==== Given material ====

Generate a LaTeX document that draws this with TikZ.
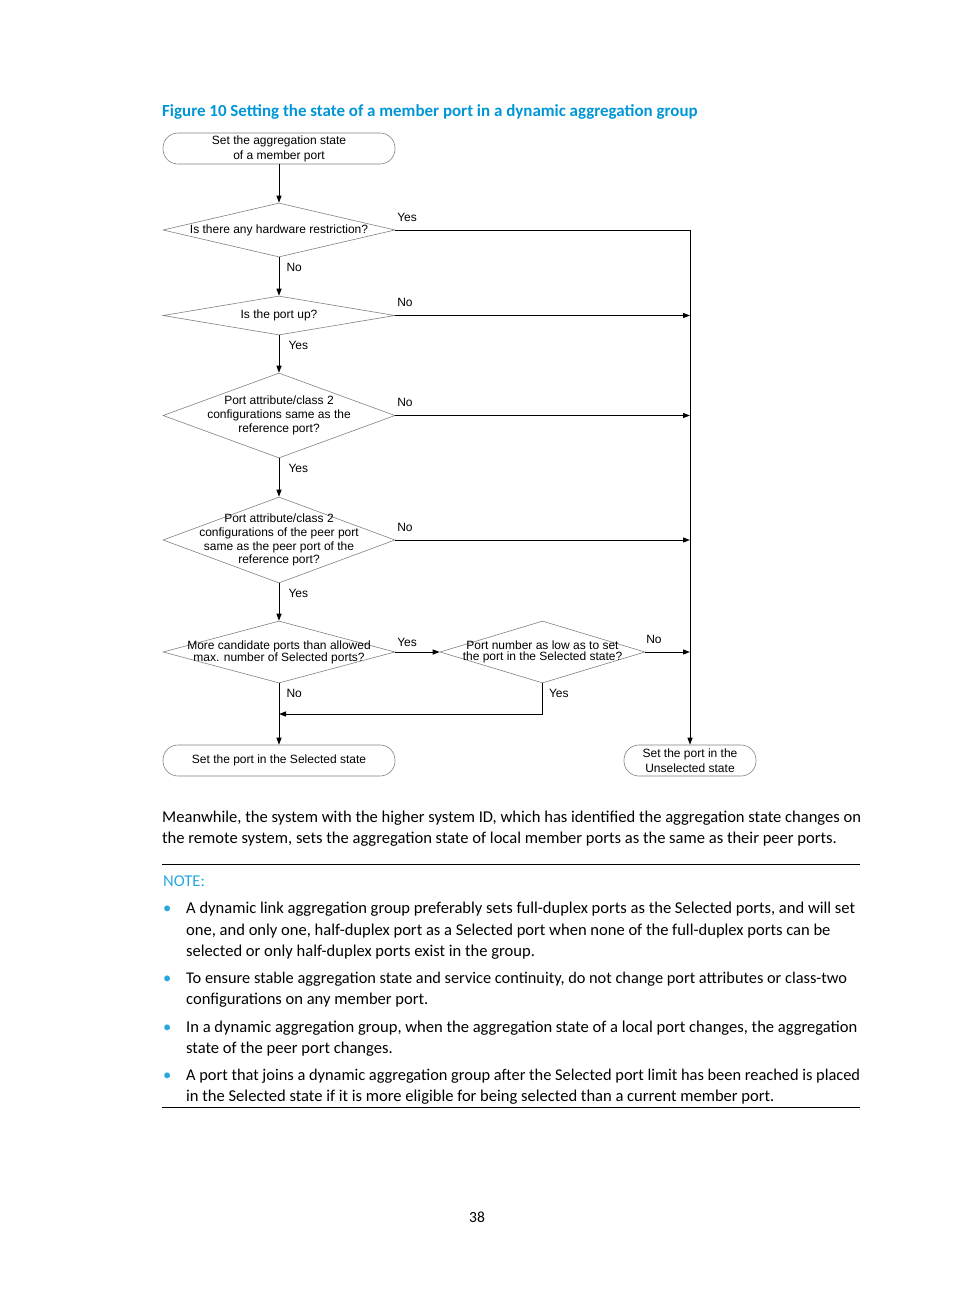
\documentclass[tikz,border=0pt]{standalone}
\usepackage{fontspec}
\setmainfont{Carlito}
\newfontfamily\arialf{Liberation Sans}
\usetikzlibrary{arrows.meta,shapes.geometric}
\definecolor{hpblue}{HTML}{0096D6}
\definecolor{noteblue}{HTML}{2AA6DF}
\definecolor{shapegray}{HTML}{808080}
\begin{document}
\begin{tikzpicture}[x=1pt,y=-1pt,
  dia/.style={draw=shapegray, line width=0.6pt, shape=diamond, inner sep=0pt, minimum width=232pt},
  term/.style={draw=shapegray, line width=0.6pt, rounded corners=15pt, minimum height=31pt, inner sep=0pt, align=center, font=\arialf\fontsize{12}{15}\selectfont},
  dlab/.style={font=\arialf\fontsize{12}{13.9}\selectfont, align=center, inner sep=0pt},
  dlabt/.style={font=\arialf\fontsize{12}{10.8}\selectfont, align=center, inner sep=0pt},
  arr/.style={line width=1pt, -{Triangle[length=7pt,width=5pt]}},
  elab/.style={font=\arialf\fontsize{12}{14}\selectfont, inner sep=0pt},
  hlab/.style={elab, pos=0, anchor=south west, xshift=1.5pt, yshift=8pt},
  vlab/.style={elab, pos=0, anchor=north west, xshift=7pt, yshift=-5.5pt},
  body/.style={anchor=base west, inner sep=0pt, font=\fontsize{16.55}{21}\selectfont},
  bullet/.style={anchor=base west, inner sep=0pt, text=noteblue, font=\fontsize{16.5}{21}\selectfont},
  rulel/.style={line width=0.9pt}
]
\useasboundingbox (0,0) rectangle (954,1296);

% title
\node[body, text=hpblue, font=\bfseries\fontsize{16.95}{18}\selectfont] (title) at (162,116) {Figure 10 Setting the state of a member port in a dynamic aggregation group};

% flowchart nodes
\node[term, minimum width=232pt] (start) at (279,148.5) {Set the aggregation state\\of a member port};
\node[dia, minimum height=54pt, label={[dlab]center:Is there any hardware restriction?}] (d1) at (279,230) {};
\node[dia, minimum height=39pt, label={[dlab]center:Is the port up?}] (d2) at (279,315.5) {};
\node[dia, minimum height=85pt, label={[dlab]center:Port attribute/class 2\\configurations same as the\\reference port?}] (d3) at (279,415.5) {};
\node[dia, minimum height=86pt, label={[dlab]center:Port attribute/class 2\\configurations of the peer port\\same as the peer port of the\\reference port?}] (d4) at (279,540) {};
\node[dia, minimum height=62pt, label={[dlabt]center:More candidate ports than allowed\\max. number of Selected ports?}] (d5) at (279,652) {};
\node[dia, minimum width=205pt, minimum height=62pt, label={[dlabt]center:Port number as low as to set\\the port in the Selected state?}] (d6) at (542.5,652) {};
\node[term, minimum width=232pt] (sel) at (279,760.5) {Set the port in the Selected state};
\node[term, minimum width=132pt] (unsel) at (690,760.5) {Set the port in the\\Unselected state};
\coordinate (j) at (279,714);

% connectors
\draw[arr] (start.south) -- (d1.north);
\draw[arr] (d1.east) -| node[hlab]{Yes} (unsel.north);
\draw[arr] (d1.south) -- node[vlab]{No} (d2.north);
\draw[arr] (d2.east) -- node[hlab]{No} (d2.east -| unsel.north);
\draw[arr] (d2.south) -- node[vlab, xshift=2pt]{Yes} (d3.north);
\draw[arr] (d3.east) -- node[hlab]{No} (d3.east -| unsel.north);
\draw[arr] (d3.south) -- node[vlab, xshift=2pt]{Yes} (d4.north);
\draw[arr] (d4.east) -- node[hlab]{No} (d4.east -| unsel.north);
\draw[arr] (d4.south) -- node[vlab, xshift=2pt]{Yes} (d5.north);
\draw[arr] (d5.east) -- node[hlab, yshift=-3pt]{Yes} (d6.west);
\draw[arr] (d6.east) -- node[hlab, xshift=-1pt]{No} (d6.east -| unsel.north);
\draw[arr] (d5.south) -- node[vlab]{No} (sel.north);
\draw[arr] (d6.south) |- node[vlab, xshift=-1pt]{Yes} (j);

% body text
\node[body] (p1) at (162,822) {Meanwhile, the system with the higher system ID, which has identified the aggregation state changes on};
\node[body] (p2) at (162,843) {the remote system, sets the aggregation state of local member ports as the same as their peer ports.};
\coordinate (r1a) at (162,864);
\coordinate (r1b) at (860,864);
\draw[rulel] (r1a) -- (r1b);
\node[body, text=noteblue] (note) at (163,886) {NOTE:};

\node[bullet] (b1) at (163,913) {•};
\node[body] (b1a) at (186,913) {A dynamic link aggregation group preferably sets full-duplex ports as the Selected ports, and will set};
\node[body] (b1b) at (186,935) {one, and only one, half-duplex port as a Selected port when none of the full-duplex ports can be};
\node[body] (b1c) at (186,956) {selected or only half-duplex ports exist in the group.};

\node[bullet] (b2) at (163,983) {•};
\node[body, font=\fontsize{16.35}{21}\selectfont] (b2a) at (186,983) {To ensure stable aggregation state and service continuity, do not change port attributes or class-two};
\node[body] (b2b) at (186,1004) {configurations on any member port.};

\node[bullet] (b3) at (163,1032) {•};
\node[body] (b3a) at (186,1032) {In a dynamic aggregation group, when the aggregation state of a local port changes, the aggregation};
\node[body] (b3b) at (186,1053) {state of the peer port changes.};

\node[bullet] (b4) at (163,1080) {•};
\node[body, font=\fontsize{16.38}{21}\selectfont] (b4a) at (186,1080) {A port that joins a dynamic aggregation group after the Selected port limit has been reached is placed};
\node[body] (b4b) at (186,1101) {in the Selected state if it is more eligible for being selected than a current member port.};
\coordinate (r2a) at (162,1107);
\coordinate (r2b) at (860,1107);
\draw[rulel] (r2a) -- (r2b);

\node[anchor=base, inner sep=0pt, font=\fontsize{15.5}{18}\selectfont] (page) at (477,1222) {38};
\end{tikzpicture}
\end{document}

====

Repeat the material above in full and exactly, apart from the pictures.

▶ [Solution to this exercise]:
Generate a LaTeX document that draws this with TikZ.
\documentclass[tikz,border=0pt]{standalone}
\usepackage{fontspec}
\setmainfont{Carlito}
\newfontfamily\arialf{Liberation Sans}
\usetikzlibrary{arrows.meta,shapes.geometric}
\definecolor{hpblue}{HTML}{0096D6}
\definecolor{noteblue}{HTML}{2AA6DF}
\definecolor{shapegray}{HTML}{808080}
\begin{document}
\begin{tikzpicture}[x=1pt,y=-1pt,
  dia/.style={draw=shapegray, line width=0.6pt, shape=diamond, inner sep=0pt, minimum width=232pt},
  term/.style={draw=shapegray, line width=0.6pt, rounded corners=15pt, minimum height=31pt, inner sep=0pt, align=center, font=\arialf\fontsize{12}{15}\selectfont},
  dlab/.style={font=\arialf\fontsize{12}{13.9}\selectfont, align=center, inner sep=0pt},
  dlabt/.style={font=\arialf\fontsize{12}{10.8}\selectfont, align=center, inner sep=0pt},
  arr/.style={line width=1pt, -{Triangle[length=7pt,width=5pt]}},
  elab/.style={font=\arialf\fontsize{12}{14}\selectfont, inner sep=0pt},
  hlab/.style={elab, pos=0, anchor=south west, xshift=1.5pt, yshift=8pt},
  vlab/.style={elab, pos=0, anchor=north west, xshift=7pt, yshift=-5.5pt},
  body/.style={anchor=base west, inner sep=0pt, font=\fontsize{16.55}{21}\selectfont},
  bullet/.style={anchor=base west, inner sep=0pt, text=noteblue, font=\fontsize{16.5}{21}\selectfont},
  rulel/.style={line width=0.9pt}
]
\useasboundingbox (0,0) rectangle (954,1296);

% title
\node[body, text=hpblue, font=\bfseries\fontsize{16.95}{18}\selectfont] (title) at (162,116) {Figure 10 Setting the state of a member port in a dynamic aggregation group};

% flowchart nodes
\node[term, minimum width=232pt] (start) at (279,148.5) {Set the aggregation state\\of a member port};
\node[dia, minimum height=54pt, label={[dlab]center:Is there any hardware restriction?}] (d1) at (279,230) {};
\node[dia, minimum height=39pt, label={[dlab]center:Is the port up?}] (d2) at (279,315.5) {};
\node[dia, minimum height=85pt, label={[dlab]center:Port attribute/class 2\\configurations same as the\\reference port?}] (d3) at (279,415.5) {};
\node[dia, minimum height=86pt, label={[dlab]center:Port attribute/class 2\\configurations of the peer port\\same as the peer port of the\\reference port?}] (d4) at (279,540) {};
\node[dia, minimum height=62pt, label={[dlabt]center:More candidate ports than allowed\\max. number of Selected ports?}] (d5) at (279,652) {};
\node[dia, minimum width=205pt, minimum height=62pt, label={[dlabt]center:Port number as low as to set\\the port in the Selected state?}] (d6) at (542.5,652) {};
\node[term, minimum width=232pt] (sel) at (279,760.5) {Set the port in the Selected state};
\node[term, minimum width=132pt] (unsel) at (690,760.5) {Set the port in the\\Unselected state};
\coordinate (j) at (279,714);

% connectors
\draw[arr] (start.south) -- (d1.north);
\draw[arr] (d1.east) -| node[hlab]{Yes} (unsel.north);
\draw[arr] (d1.south) -- node[vlab]{No} (d2.north);
\draw[arr] (d2.east) -- node[hlab]{No} (d2.east -| unsel.north);
\draw[arr] (d2.south) -- node[vlab, xshift=2pt]{Yes} (d3.north);
\draw[arr] (d3.east) -- node[hlab]{No} (d3.east -| unsel.north);
\draw[arr] (d3.south) -- node[vlab, xshift=2pt]{Yes} (d4.north);
\draw[arr] (d4.east) -- node[hlab]{No} (d4.east -| unsel.north);
\draw[arr] (d4.south) -- node[vlab, xshift=2pt]{Yes} (d5.north);
\draw[arr] (d5.east) -- node[hlab, yshift=-3pt]{Yes} (d6.west);
\draw[arr] (d6.east) -- node[hlab, xshift=-1pt]{No} (d6.east -| unsel.north);
\draw[arr] (d5.south) -- node[vlab]{No} (sel.north);
\draw[arr] (d6.south) |- node[vlab, xshift=-1pt]{Yes} (j);

% body text
\node[body] (p1) at (162,822) {Meanwhile, the system with the higher system ID, which has identified the aggregation state changes on};
\node[body] (p2) at (162,843) {the remote system, sets the aggregation state of local member ports as the same as their peer ports.};
\coordinate (r1a) at (162,864);
\coordinate (r1b) at (860,864);
\draw[rulel] (r1a) -- (r1b);
\node[body, text=noteblue] (note) at (163,886) {NOTE:};

\node[bullet] (b1) at (163,913) {•};
\node[body] (b1a) at (186,913) {A dynamic link aggregation group preferably sets full-duplex ports as the Selected ports, and will set};
\node[body] (b1b) at (186,935) {one, and only one, half-duplex port as a Selected port when none of the full-duplex ports can be};
\node[body] (b1c) at (186,956) {selected or only half-duplex ports exist in the group.};

\node[bullet] (b2) at (163,983) {•};
\node[body, font=\fontsize{16.35}{21}\selectfont] (b2a) at (186,983) {To ensure stable aggregation state and service continuity, do not change port attributes or class-two};
\node[body] (b2b) at (186,1004) {configurations on any member port.};

\node[bullet] (b3) at (163,1032) {•};
\node[body] (b3a) at (186,1032) {In a dynamic aggregation group, when the aggregation state of a local port changes, the aggregation};
\node[body] (b3b) at (186,1053) {state of the peer port changes.};

\node[bullet] (b4) at (163,1080) {•};
\node[body, font=\fontsize{16.38}{21}\selectfont] (b4a) at (186,1080) {A port that joins a dynamic aggregation group after the Selected port limit has been reached is placed};
\node[body] (b4b) at (186,1101) {in the Selected state if it is more eligible for being selected than a current member port.};
\coordinate (r2a) at (162,1107);
\coordinate (r2b) at (860,1107);
\draw[rulel] (r2a) -- (r2b);

\node[anchor=base, inner sep=0pt, font=\fontsize{15.5}{18}\selectfont] (page) at (477,1222) {38};
\end{tikzpicture}
\end{document}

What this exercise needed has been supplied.